Thursday, January 23, 2014

I Get It Now

Today in my devotions, I finally understood for really the very first time the reason for so much pain in my heart growing up.  I ached for knowing what it felt like to be loved and I searched so hard to learn how to be loveable.  I know now that this barren hole in the very core of my being was necessary so that I could begin to grasp the extent of God’s love.  Only He can fill the empty heart.  I finally understand that I needed to know beyond a shadow of any doubt that NOTHING in this world – not the love of parents or a lover or children or cookies or any other thing I have used to fill the void could ever really satisfy this longing heart.

II Corinthians 4:6-7 says:  “For God, who said, ‘Let light shine out of darkness,’ made his light shine in our hearts to give us the light of the knowledge of the glory of God in the face of Christ.  But we have this treasure in jars of clay to show that this all-surpassing power is from God and not from us.”

I don’t know why it has taken me so long to really get it.  I have been angry at God for allowing me to get to the very brink of death so many times through my pain.  I thought that if He REALLY loved me, He would have ended the pain sooner.  I really felt abandoned by Him because I didn’t understand the big lesson.

I know He sent angels to me to stop me from my suicide attempts.  I know He had His hand in my self-destructive paths when a step further down that wrong road would have been irreversible.  But I didn’t allow Him to truly fill my heart.  I was still seeking elsewhere for what only HE can do.


I get it now.  And I am so sorry that it took me this long.  I will bask in the embrace of His loving arms, knowing that He was really there all along.  It had to hurt Him to allow me to suffer, but He knew what it would take for me to finally surrender every little crevice of my heart.  I get it now.  Finally.

Sunday, January 19, 2014

Sunsets and Structured Water

I am looking out my dining room window at a gorgeous sunset.  There are so many shades of vibrant color in that one small piece of the horizon that I cannot even find names for them (where is my Crayola box when I need it?).  The contrast of the color display with the stark white snow on the ground is drawing my attention like a magnet.  There are so many wonders in the world, I can barely wrap my head around it.

Today I learned about structured water.  As I sit at my laptop gazing out the window, I have a headset on my jug of drinking water.  It is playing a healing frequency of 528Hz.  The experiments that I have watched about the structure of water have been as amazing as this blazing sunset.  So many intricacies in the world that our Creator made in just 6 days.  I have spent a life time trying to understand how dust particles in the sky can paint a canvas so amazing that it takes my breath away. 

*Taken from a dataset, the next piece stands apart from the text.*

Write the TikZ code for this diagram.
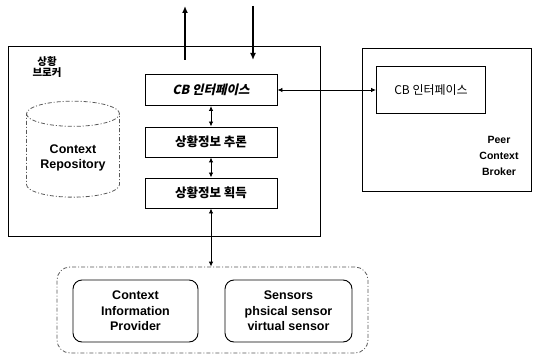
\documentclass[tikz,border=0pt]{standalone}
\usepackage{fontspec}
\setmainfont{Liberation Sans}
\newfontfamily\kr{Noto Sans CJK KR}
\newfontfamily\krit[FakeSlant=0.22,BoldFeatures={FakeSlant=0.22}]{Noto Sans CJK KR}
\usetikzlibrary{arrows.meta,shapes.geometric}
\tikzset{
  box/.style={draw, line width=0.9pt, inner sep=0pt},
  inbox/.style={box, minimum width=132pt, font=\kr\bfseries\fontsize{12.5}{14}\selectfont},
  dbl/.style={{Latex[length=5pt,width=4.5pt]}-{Latex[length=5pt,width=4.5pt]}, line width=0.9pt},
  thick arrow/.style={-{Latex[length=7pt,width=6pt]}, line width=2pt},
  dashbox/.style={draw=gray!70!black, line width=0.8pt, dash pattern=on 4pt off 2pt on 1pt off 2pt},
  srcbox/.style={draw, line width=0.9pt, rounded corners=9pt, align=center, inner sep=0pt,
    font=\bfseries\fontsize{12.5}{15.5}\selectfont},
}
\begin{document}
\begin{tikzpicture}[x=1pt,y=-1pt]
\useasboundingbox (0,0) rectangle (534,355);
% main broker box
\node[box, minimum width=312pt, minimum height=190pt, anchor=north west] (main) at (8,46) {};
\node[align=center, font=\kr\bfseries\fontsize{10.5}{11.5}\selectfont] (lbl) at (47,67) {상황\\브로커};
% inner boxes
\node[inbox, minimum height=31pt, font=\krit\bfseries\fontsize{12.5}{14}\selectfont] (cb) at (211,90) {CB 인터페이스};
\node[inbox, minimum height=30pt] (inf) at (211,142) {상황정보 추론};
\node[inbox, minimum height=30pt] (acq) at (211,193) {상황정보 획득};
% repository
\node[cylinder, shape border rotate=90, aspect=0.35, minimum width=93pt, minimum height=96pt,
  dashbox, text=black, align=center, font=\bfseries\fontsize{12.5}{14.5}\selectfont] (repo) at (73,158) {Context\\Repository};
% peer
\node[box, minimum width=169pt, minimum height=143pt, anchor=north west] (peer) at (362,48) {};
\node[box, minimum width=109pt, minimum height=47pt, font=\kr\fontsize{12}{13}\selectfont] (pcb) at (431,90) {CB 인터페이스};
\node[align=center, font=\fontsize{10.5}{16}\selectfont\bfseries] (ptxt) at (499,156) {Peer\\Context\\Broker};
% bottom
\node[dashbox, rounded corners=13pt, minimum width=311pt, minimum height=86pt] (ext) at (212.5,310) {};
\node[srcbox, minimum width=125pt, minimum height=62pt] (cip) at (135.5,311) {Context\\Information\\Provider};
\node[srcbox, minimum width=127pt, minimum height=62pt] (sens) at (288.5,311) {Sensors\\phsical sensor\\virtual sensor};
% arrows
\coordinate (u1) at (185,60);
\coordinate (u2) at (185,6);
\coordinate (d1) at (253,6);
\coordinate (d2) at (253,60);
\draw[thick arrow] (u1) -- (u2);
\draw[thick arrow] (d1) -- (d2);
\draw[dbl] (cb.south) -- (inf.north);
\draw[dbl] (inf.south) -- (acq.north);
\draw[dbl] (acq.south) -- (ext.north -| acq.south);
\draw[dbl] (cb.east) -- (pcb.west);
\end{tikzpicture}
\end{document}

I don’t know if my jug of water is becoming alive and vibrant and a healing source, but if it is, I am grateful to know that there is a way to somewhat restore what God made in His perfection that mankind has spent the ages destroying.

Grateful for water today, as always, it is my number one item on my gratitude list.  Even more grateful for an amazing and awesome God who has given me a heart to want to know Him and to understand  Him better each day.


If you dear reader are interested, YouTube has a plethora of videos on structured water and the wisdom of water.  I could spend hours learning, or I can just go back to my sunset while it is still visible.